At the end of ROTS, Obi-Wan says they need to take Luke somewhere that the Sith won't be able to sense his presence. Which makes sense, and that to ANH also makes sense. Luke has lived on a dusty remote outer rim planet his whole life, and is naive to what the Force is and only barely has a vague understanding of who the Jedi were.

But now we have Obi-Wan, where...apparently everyone on Tattooine is aware of the Jedi, aware of the Inquisitors actively hunting the Jedi, lots of people probably know someone who had a hand cut off or was in the cantina when the one Jedi escapes, and Luke even has his home invaded by an ex-Jedi with a lightsaber. Luke doesn't know what a lightsaber is in ANH either.

All this makes the version of Luke in ANH look kind of like a dunce. And you can rationalize it away, but an even grander idea is...don't write story elements that need to be contortionisted into the canon.

 
I don't love the OT because of the incredible writing; I don't think anyone does.

That doesn't mean the writing has to suck moving forward 50 years later. There's a way to respect the source material without making the stuff you build off of it kind of suck. The way Disney has fumbled the ball with live action Star Wars is mind-boggling. Outside of TFA (which was a beat for beat reboot of ANH, and imo needed to be so) and Rogue One, and bits and pieces of The Mandalorian, it's been a trainwreck. 

Another example

Outside of Starkiller and the X-Wing attack on it (the third act), TFA wasn't a beat for beat reboot of ANH. Really the only similarity is the fact that Jakku is a desert planet like Tatooine. Rey is a force sensitive living on the desert planet, but she's nothing like Luke. Finn is someone who wants nothing to do with the fight, but he's nothing like Han. Poe is entrenched in the struggle against the First Order, but he's nothing like Leia. Until the movie reaches/leaves Takodana is the best Star Wars movie since ESB, but Starkiller is a dud because of how similar it makes TFA seem to ANH.

The failings of the Sequel Trilogy lay at the feet of RJ deciding to only have interest in one third of the storylines and making his own movie in the middle of the ending trilogy of a trilogy of trilogies.

 
Outside of Starkiller and the X-Wing attack on it (the third act), TFA wasn't a beat for beat reboot of ANH. Really the only similarity is the fact that Jakku is a desert planet like Tatooine. Rey is a force sensitive living on the desert planet, but she's nothing like Luke. Finn is someone who wants nothing to do with the fight, but he's nothing like Han. Poe is entrenched in the struggle against the First Order, but he's nothing like Leia. Until the movie reaches/leaves Takodana is the best Star Wars movie since ESB, but Starkiller is a dud because of how similar it makes TFA seem to ANH.

The failings of the Sequel Trilogy lay at the feet of RJ deciding to only have interest in one third of the storylines and making his own movie in the middle of the ending trilogy of a trilogy of trilogies.
TFA was as close as you can get to copying a movie without it being a remake.
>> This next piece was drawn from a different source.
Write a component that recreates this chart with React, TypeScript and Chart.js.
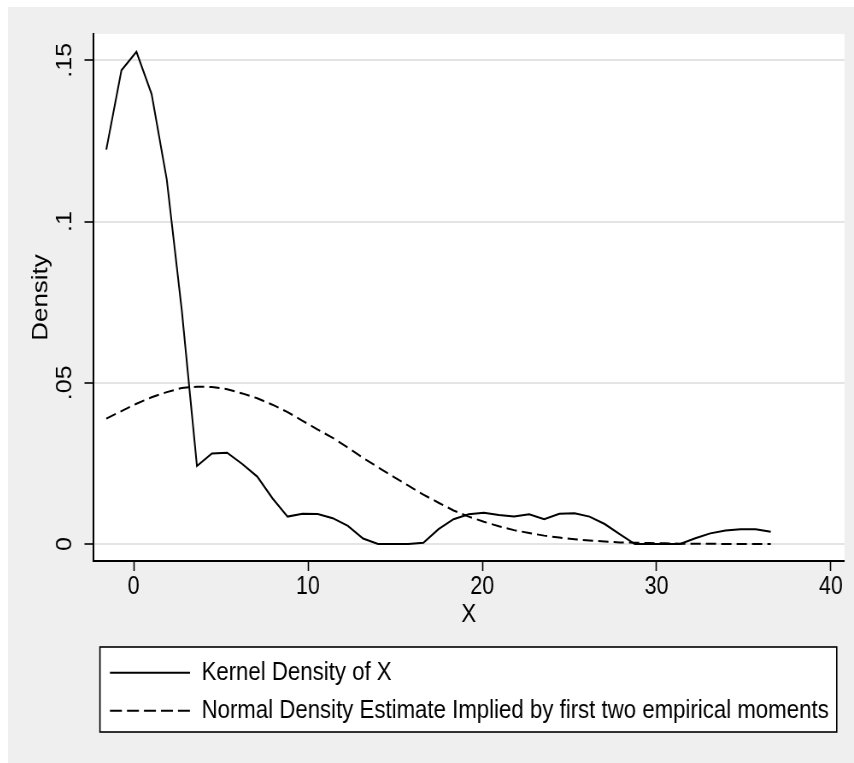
import React, { useEffect, useRef } from "react";
import { Chart, registerables } from "chart.js";

Chart.register(...registerables);

// ---------- data ----------
const X_VALUES = [
  -1.57, -0.7, 0.16, 1.03, 1.9, 2.76, 3.63, 4.49, 5.36, 6.23,
  7.09, 7.96, 8.83, 9.69, 10.56, 11.42, 12.29, 13.16, 14.02, 14.89,
  15.76, 16.62, 17.49, 18.35, 19.22, 20.09, 20.95, 21.82, 22.69, 23.55,
  24.42, 25.29, 26.15, 27.02, 27.88, 28.75, 29.62, 30.48, 31.35, 32.22,
  33.08, 33.95, 34.81, 35.68, 36.55,
];

const KERNEL_DENSITY = [
  0.1223, 0.1469, 0.1526, 0.1395, 0.113, 0.0725, 0.0242, 0.0281, 0.0283, 0.0248,
  0.0209, 0.0142, 0.0085, 0.0094, 0.0093, 0.008, 0.0056, 0.0017, 0.0, 0.0,
  0.0, 0.0004, 0.0046, 0.0077, 0.0092, 0.0097, 0.009, 0.0085, 0.0092, 0.0077,
  0.0094, 0.0095, 0.0085, 0.0062, 0.0031, 0.0, 0.0, 0.0, 0.0, 0.0018,
  0.0033, 0.0042, 0.0046, 0.0046, 0.0038,
];

const NORMAL_DENSITY = [
  0.0389, 0.0412, 0.0435, 0.0455, 0.0471, 0.0484, 0.0488, 0.0487, 0.048, 0.0467,
  0.0452, 0.0432, 0.0409, 0.0382, 0.0355, 0.0329, 0.0299, 0.0267, 0.0238, 0.0209,
  0.0181, 0.0153, 0.0128, 0.0104, 0.0085, 0.0069, 0.0055, 0.0043, 0.0034, 0.0026,
  0.002, 0.0015, 0.0011, 0.0008, 0.0005, 0.0004, 0.0003, 0.0002, 0.0001, 0.0001,
  0.0001, 0.0, 0.0, 0.0, 0.0,
];

const SERIES_LABELS = [
  "Kernel Density of X",
  "Normal Density Estimate Implied by first two empirical moments",
];

const X_TICKS = [0, 10, 20, 30, 40];
const X_TICK_LABELS = ["0", "10", "20", "30", "40"];
const Y_TICKS = [0, 0.05, 0.1, 0.15];
const Y_TICK_LABELS = ["0", ".05", ".1", ".15"];
const X_TITLE = "X";
const Y_TITLE = "Density";

// ---------- styling ----------
const FONT_FAMILY = "'Liberation Sans', Arial, Helvetica, sans-serif";
const CANVAS_W = 990; // drawn width, shown squeezed to 846px like the reference
const CANVAS_H = 756;
const SHOWN_W = 846;
const BG = "#efefef";
const GRID = "#e4e4e4";

const labelFor = (value: number, ticks: number[], labels: string[]) => {
  const i = ticks.findIndex((t) => Math.abs(t - value) < 1e-9);
  return i >= 0 ? labels[i] : "";
};

const backgroundPlugin = {
  id: "stataBackground",
  beforeDraw(chart: any) {
    const { ctx, chartArea: a } = chart;
    ctx.save();
    ctx.fillStyle = BG;
    ctx.fillRect(0, 0, chart.width, chart.height);
    ctx.fillStyle = "#ffffff";
    ctx.fillRect(a.left, a.top, a.right - a.left, a.bottom - a.top);
    ctx.restore();
  },
};

const boxLegendPlugin = {
  id: "boxLegend",
  afterDraw(chart: any) {
    const { ctx } = chart;
    const boxL = 107.6;
    const boxR = 969.8;
    const boxT = 640;
    const boxB = 725;
    ctx.save();
    ctx.fillStyle = "#ffffff";
    ctx.fillRect(boxL, boxT, boxR - boxL, boxB - boxT);
    ctx.strokeStyle = "#000000";
    ctx.lineWidth = 1.6;
    ctx.strokeRect(boxL, boxT, boxR - boxL, boxB - boxT);

    const lineX0 = 119.3;
    const lineX1 = 213;
    const textX = 226.4;
    const rows = [
      { lineY: 665.7, baseY: 673 },
      { lineY: 703.7, baseY: 711 },
    ];
    chart.data.datasets.forEach((ds: any, i: number) => {
      const r = rows[i];
      if (!r) return;
      ctx.beginPath();
      ctx.strokeStyle = ds.borderColor;
      ctx.lineWidth = ds.borderWidth;
      ctx.setLineDash(ds.borderDash && ds.borderDash.length ? [14, 5.9] : []);
      ctx.moveTo(lineX0, r.lineY);
      ctx.lineTo(lineX1, r.lineY);
      ctx.stroke();
      ctx.setLineDash([]);
      ctx.fillStyle = "#000000";
      ctx.font = `26px ${FONT_FAMILY}`;
      ctx.textAlign = "left";
      ctx.textBaseline = "alphabetic";
      ctx.fillText(ds.label, textX, r.baseY);
    });
    ctx.restore();
  },
};

export default function App() {
  const canvasRef = useRef<HTMLCanvasElement | null>(null);

  useEffect(() => {
    const canvas = canvasRef.current;
    if (!canvas) return;
    const chart = new Chart(canvas, {
      type: "line",
      data: {
        datasets: [
          {
            label: SERIES_LABELS[0],
            data: X_VALUES.map((x, i) => ({ x, y: KERNEL_DENSITY[i] })),
            borderColor: "#000000",
            borderWidth: 2,
            pointRadius: 0,
            tension: 0,
            fill: false,
          },
          {
            label: SERIES_LABELS[1],
            data: X_VALUES.map((x, i) => ({ x, y: NORMAL_DENSITY[i] })),
            borderColor: "#000000",
            borderWidth: 2,
            borderDash: [12, 6],
            pointRadius: 0,
            tension: 0,
            fill: false,
          },
        ],
      },
      options: {
        responsive: false,
        maintainAspectRatio: false,
        animation: false,
        devicePixelRatio: 1,
        layout: { padding: { left: 0, right: 11.1, top: 27, bottom: 117 } },
        plugins: {
          legend: { display: false },
          tooltip: { enabled: false },
          title: { display: false },
        },
        scales: {
          x: {
            type: "linear",
            position: "bottom",
            min: -2.33,
            max: 40.78,
            afterBuildTicks: (scale: any) => {
              scale.ticks = X_TICKS.map((v) => ({ value: v }));
            },
            afterFit: (scale: any) => {
              scale.height = 85;
            },
            ticks: {
              autoSkip: false,
              maxRotation: 0,
              minRotation: 0,
              padding: 1,
              color: "#000000",
              font: { family: FONT_FAMILY, size: 25 },
              callback: (v: any) => labelFor(Number(v), X_TICKS, X_TICK_LABELS),
            },
            grid: {
              drawOnChartArea: false,
              drawTicks: true,
              tickLength: 10,
              tickColor: "#000000",
              tickWidth: 1.6,
            },
            border: { display: true, color: "#000000", width: 2 },
            title: {
              display: true,
              text: X_TITLE,
              color: "#000000",
              font: { family: FONT_FAMILY, size: 26 },
              padding: { top: 0, bottom: 15.4 },
            },
          },
          y: {
            type: "linear",
            position: "left",
            min: -0.00527,
            max: 0.15815,
            afterBuildTicks: (scale: any) => {
              scale.ticks = Y_TICKS.map((v) => ({ value: v }));
            },
            afterFit: (scale: any) => {
              scale.width = 99.5;
            },
            ticks: {
              autoSkip: false,
              minRotation: 90,
              maxRotation: 90,
              crossAlign: "center",
              padding: 5.4,
              color: "#000000",
              font: { family: FONT_FAMILY, size: 25 },
              callback: (v: any) => labelFor(Number(v), Y_TICKS, Y_TICK_LABELS),
            },
            grid: {
              drawOnChartArea: true,
              color: GRID,
              lineWidth: 2,
              drawTicks: true,
              tickLength: 10,
              tickColor: "#000000",
              tickWidth: 1.6,
            },
            border: { display: true, color: "#000000", width: 2 },
            title: {
              display: true,
              text: Y_TITLE,
              color: "#000000",
              font: { family: FONT_FAMILY, size: 26 },
              padding: { top: 22.8, bottom: 0 },
            },
          },
        },
      },
      plugins: [backgroundPlugin, boxLegendPlugin],
    } as any);
    return () => chart.destroy();
  }, []);

  return (
    <div
      style={{
        position: "fixed",
        left: 8,
        top: 7,
        width: SHOWN_W,
        height: CANVAS_H,
        background: BG,
        overflow: "hidden",
      }}
    >
      <canvas
        ref={canvasRef}
        width={CANVAS_W}
        height={CANVAS_H}
        style={{ width: `${SHOWN_W}px`, height: `${CANVAS_H}px`, display: "block" }}
      />
    </div>
  );
}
The worst parts of that movie were when they trotted out the old characters. It's one of the main reasons all of the Star Wars stuff has been mostly  mediocre to poor - it's primarily a nostalgia grab.

And as bad as RJ and episode 8 were, episode 9 was way worse. Only the Star Wars Christmas Special is worse than episode 9.

 
Just watched all 6 episodes over the weekend while confined to the basement.

It was fine, I noticed the same plot holes others talk about.

My biggest complaint is that I couldn't see 3/4 of the final episode because the screen was so dark.  I get what they are trying to do, but do that in a movie theater.  In order to actually see what is going on you either need to be watching at night with no lights on or have blackout sunshades.  It was frustrating to say the least.

 
Bumping this because I forced (get it) myself to rewatch this, and it's almost the perfect ecapsulation/representation of the Prequel Trilogy: shaky writing pushing forward a tenuous story, anchored by Ewan McGregor's really great performace as Obi Wan.